— BEGIN —
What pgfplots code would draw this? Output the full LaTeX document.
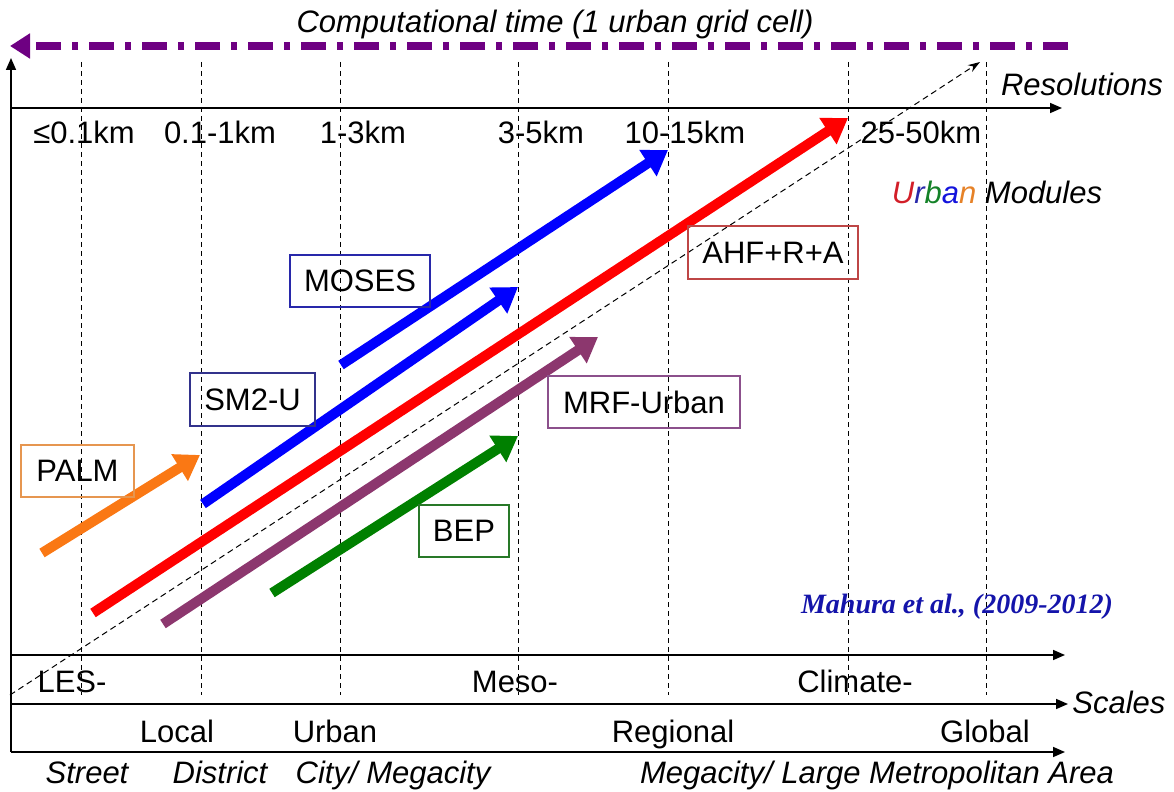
\documentclass[border=0pt]{standalone}
\usepackage{pgfplots}
\pgfplotsset{compat=1.18}
\usetikzlibrary{arrows.meta}
\usepackage{fontspec}
\setmainfont{Liberation Sans}
\newfontfamily\citefont{Liberation Serif}

\definecolor{palmorange}{RGB}{250,120,20}
\definecolor{mrfplum}{RGB}{140,55,110}
\definecolor{ctpurple}{RGB}{110,0,130}
\definecolor{modgreen}{RGB}{0,128,0}
\definecolor{citeblue}{RGB}{20,20,170}
\definecolor{boxpalm}{RGB}{230,150,80}
\definecolor{boxsm}{RGB}{50,50,140}
\definecolor{boxmoses}{RGB}{40,40,170}
\definecolor{boxahf}{RGB}{190,70,70}
\definecolor{boxmrf}{RGB}{140,80,140}
\definecolor{boxbep}{RGB}{40,120,40}

\tikzset{
  lab/.style={font=\fontsize{15.5}{18}\selectfont, inner sep=0pt, anchor=base},
  ilab/.style={font=\fontsize{15.5}{18}\selectfont\itshape, inner sep=0pt, anchor=base},
  mbox/.style={font=\fontsize{15.5}{18}\selectfont, line width=0.7pt, inner sep=0pt},
}

\begin{document}
\begin{tikzpicture}
\begin{axis}[
    x=0.5pt, y=0.5pt, y dir=reverse,
    xmin=0, xmax=1174, ymin=0, ymax=792,
    hide axis, clip=false,
    thk/.style={line width=5pt, mark=none, -{Triangle[length=12pt,width=15pt]}},
    axl/.style={black, line width=0.8pt, mark=none, -{Triangle[length=6pt,width=5pt]}},
    vdash/.style={black, line width=0.5pt, mark=none, dash pattern=on 2.5pt off 2pt},
]
\path (axis cs:0,0) rectangle (axis cs:1174,792);

% computational time arrow
\addplot[ctpurple, line width=4pt, mark=none,
    dash pattern=on 12.5pt off 5.5pt on 3pt off 5.5pt,
    -{Triangle[length=10pt,width=12pt]}] coordinates {(1068,46) (10,46)};

% dashed resolution lines
\addplot[vdash] coordinates {(81,62) (81,695)};
\addplot[vdash] coordinates {(201,62) (201,695)};
\addplot[vdash] coordinates {(340,62) (340,695)};
\addplot[vdash] coordinates {(518,62) (518,695)};
\addplot[vdash] coordinates {(668,62) (668,695)};
\addplot[vdash] coordinates {(848,62) (848,695)};
\addplot[vdash] coordinates {(986,62) (986,695)};

% axes
\addplot[axl] coordinates {(11,752) (11,58)};
\addplot[axl] coordinates {(11,108) (1062,108)};
\addplot[axl] coordinates {(11,655) (1065,655)};
\addplot[axl] coordinates {(11,704) (1068,704)};
\addplot[axl] coordinates {(11,752) (1065,752)};

% diagonal
\addplot[black, line width=0.5pt, mark=none, dash pattern=on 3pt off 2pt,
    -{Stealth[length=6pt,width=4pt]}] coordinates {(10,695) (980,62)};

% module arrows
\addplot[thk, palmorange] coordinates {(42,553) (200,455)};
\addplot[thk, blue] coordinates {(203,504) (518,287)};
\addplot[thk, blue] coordinates {(341,365) (668,150)};
\addplot[thk, red] coordinates {(93,613) (848,118)};
\addplot[thk, mrfplum] coordinates {(163,624) (598,337)};
\addplot[thk, modgreen] coordinates {(272,593) (518,436)};

% boxes
\node[mbox, draw=boxpalm, minimum width=56.5pt, minimum height=26pt] at (axis cs:77.5,471) {PALM};
\node[mbox, draw=boxsm, minimum width=62.5pt, minimum height=26.5pt] at (axis cs:252.5,399.5) {SM2-U};
\node[mbox, draw=boxmoses, minimum width=70pt, minimum height=26pt] at (axis cs:360,281) {MOSES};
\node[mbox, draw=boxahf, minimum width=85pt, minimum height=26.5pt] at (axis cs:773,252.5) {AHF+R+A};
\node[mbox, draw=boxmrf, minimum width=96pt, minimum height=26pt] at (axis cs:644,402) {MRF-Urban};
\node[mbox, draw=boxbep, minimum width=45pt, minimum height=26pt] at (axis cs:464,531) {BEP};

% texts
\node[ilab] at (axis cs:555,33) {Computational time (1 urban grid cell)};
\node[ilab] at (axis cs:1082,96) {Resolutions};
\node[lab] at (axis cs:84,144) {≤0.1km};
\node[lab] at (axis cs:220,144) {0.1-1km};
\node[lab] at (axis cs:363,144) {1-3km};
\node[lab] at (axis cs:541,144) {3-5km};
\node[lab] at (axis cs:685,144) {10-15km};
\node[lab] at (axis cs:921,144) {25-50km};
\node[ilab] at (axis cs:997,204) {\textcolor[RGB]{210,30,40}{U}\textcolor[RGB]{40,40,170}{r}\textcolor[RGB]{20,130,40}{b}\textcolor[RGB]{20,20,220}{a}\textcolor[RGB]{230,130,40}{n} Modules};
\node[font=\fontsize{14}{17}\selectfont\citefont\bfseries\itshape, text=citeblue, inner sep=0pt, anchor=base] at (axis cs:957,613) {Mahura et al., (2009-2012)};
\node[lab] at (axis cs:72,692) {LES-};
\node[lab] at (axis cs:515,692) {Meso-};
\node[lab] at (axis cs:855,692) {Climate-};
\node[ilab, anchor=base west] at (axis cs:1072,713) {Scales};
\node[lab] at (axis cs:177,742) {Local};
\node[lab] at (axis cs:335,742) {Urban};
\node[lab] at (axis cs:673,742) {Regional};
\node[lab] at (axis cs:985,742) {Global};
\node[ilab] at (axis cs:87,783) {Street};
\node[ilab] at (axis cs:220,783) {District};
\node[ilab] at (axis cs:393,783) {City/ Megacity};
\node[ilab] at (axis cs:877,783) {Megacity/ Large Metropolitan Area};
\end{axis}
\end{tikzpicture}
\end{document}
— END —
* [GIVEN TASK]
Except for the pictures, print the data above exactly.

* [TASK ANSWER]
What pgfplots code would draw this? Output the full LaTeX document.
\documentclass[border=0pt]{standalone}
\usepackage{pgfplots}
\pgfplotsset{compat=1.18}
\usetikzlibrary{arrows.meta}
\usepackage{fontspec}
\setmainfont{Liberation Sans}
\newfontfamily\citefont{Liberation Serif}

\definecolor{palmorange}{RGB}{250,120,20}
\definecolor{mrfplum}{RGB}{140,55,110}
\definecolor{ctpurple}{RGB}{110,0,130}
\definecolor{modgreen}{RGB}{0,128,0}
\definecolor{citeblue}{RGB}{20,20,170}
\definecolor{boxpalm}{RGB}{230,150,80}
\definecolor{boxsm}{RGB}{50,50,140}
\definecolor{boxmoses}{RGB}{40,40,170}
\definecolor{boxahf}{RGB}{190,70,70}
\definecolor{boxmrf}{RGB}{140,80,140}
\definecolor{boxbep}{RGB}{40,120,40}

\tikzset{
  lab/.style={font=\fontsize{15.5}{18}\selectfont, inner sep=0pt, anchor=base},
  ilab/.style={font=\fontsize{15.5}{18}\selectfont\itshape, inner sep=0pt, anchor=base},
  mbox/.style={font=\fontsize{15.5}{18}\selectfont, line width=0.7pt, inner sep=0pt},
}

\begin{document}
\begin{tikzpicture}
\begin{axis}[
    x=0.5pt, y=0.5pt, y dir=reverse,
    xmin=0, xmax=1174, ymin=0, ymax=792,
    hide axis, clip=false,
    thk/.style={line width=5pt, mark=none, -{Triangle[length=12pt,width=15pt]}},
    axl/.style={black, line width=0.8pt, mark=none, -{Triangle[length=6pt,width=5pt]}},
    vdash/.style={black, line width=0.5pt, mark=none, dash pattern=on 2.5pt off 2pt},
]
\path (axis cs:0,0) rectangle (axis cs:1174,792);

% computational time arrow
\addplot[ctpurple, line width=4pt, mark=none,
    dash pattern=on 12.5pt off 5.5pt on 3pt off 5.5pt,
    -{Triangle[length=10pt,width=12pt]}] coordinates {(1068,46) (10,46)};

% dashed resolution lines
\addplot[vdash] coordinates {(81,62) (81,695)};
\addplot[vdash] coordinates {(201,62) (201,695)};
\addplot[vdash] coordinates {(340,62) (340,695)};
\addplot[vdash] coordinates {(518,62) (518,695)};
\addplot[vdash] coordinates {(668,62) (668,695)};
\addplot[vdash] coordinates {(848,62) (848,695)};
\addplot[vdash] coordinates {(986,62) (986,695)};

% axes
\addplot[axl] coordinates {(11,752) (11,58)};
\addplot[axl] coordinates {(11,108) (1062,108)};
\addplot[axl] coordinates {(11,655) (1065,655)};
\addplot[axl] coordinates {(11,704) (1068,704)};
\addplot[axl] coordinates {(11,752) (1065,752)};

% diagonal
\addplot[black, line width=0.5pt, mark=none, dash pattern=on 3pt off 2pt,
    -{Stealth[length=6pt,width=4pt]}] coordinates {(10,695) (980,62)};

% module arrows
\addplot[thk, palmorange] coordinates {(42,553) (200,455)};
\addplot[thk, blue] coordinates {(203,504) (518,287)};
\addplot[thk, blue] coordinates {(341,365) (668,150)};
\addplot[thk, red] coordinates {(93,613) (848,118)};
\addplot[thk, mrfplum] coordinates {(163,624) (598,337)};
\addplot[thk, modgreen] coordinates {(272,593) (518,436)};

% boxes
\node[mbox, draw=boxpalm, minimum width=56.5pt, minimum height=26pt] at (axis cs:77.5,471) {PALM};
\node[mbox, draw=boxsm, minimum width=62.5pt, minimum height=26.5pt] at (axis cs:252.5,399.5) {SM2-U};
\node[mbox, draw=boxmoses, minimum width=70pt, minimum height=26pt] at (axis cs:360,281) {MOSES};
\node[mbox, draw=boxahf, minimum width=85pt, minimum height=26.5pt] at (axis cs:773,252.5) {AHF+R+A};
\node[mbox, draw=boxmrf, minimum width=96pt, minimum height=26pt] at (axis cs:644,402) {MRF-Urban};
\node[mbox, draw=boxbep, minimum width=45pt, minimum height=26pt] at (axis cs:464,531) {BEP};

% texts
\node[ilab] at (axis cs:555,33) {Computational time (1 urban grid cell)};
\node[ilab] at (axis cs:1082,96) {Resolutions};
\node[lab] at (axis cs:84,144) {≤0.1km};
\node[lab] at (axis cs:220,144) {0.1-1km};
\node[lab] at (axis cs:363,144) {1-3km};
\node[lab] at (axis cs:541,144) {3-5km};
\node[lab] at (axis cs:685,144) {10-15km};
\node[lab] at (axis cs:921,144) {25-50km};
\node[ilab] at (axis cs:997,204) {\textcolor[RGB]{210,30,40}{U}\textcolor[RGB]{40,40,170}{r}\textcolor[RGB]{20,130,40}{b}\textcolor[RGB]{20,20,220}{a}\textcolor[RGB]{230,130,40}{n} Modules};
\node[font=\fontsize{14}{17}\selectfont\citefont\bfseries\itshape, text=citeblue, inner sep=0pt, anchor=base] at (axis cs:957,613) {Mahura et al., (2009-2012)};
\node[lab] at (axis cs:72,692) {LES-};
\node[lab] at (axis cs:515,692) {Meso-};
\node[lab] at (axis cs:855,692) {Climate-};
\node[ilab, anchor=base west] at (axis cs:1072,713) {Scales};
\node[lab] at (axis cs:177,742) {Local};
\node[lab] at (axis cs:335,742) {Urban};
\node[lab] at (axis cs:673,742) {Regional};
\node[lab] at (axis cs:985,742) {Global};
\node[ilab] at (axis cs:87,783) {Street};
\node[ilab] at (axis cs:220,783) {District};
\node[ilab] at (axis cs:393,783) {City/ Megacity};
\node[ilab] at (axis cs:877,783) {Megacity/ Large Metropolitan Area};
\end{axis}
\end{tikzpicture}
\end{document}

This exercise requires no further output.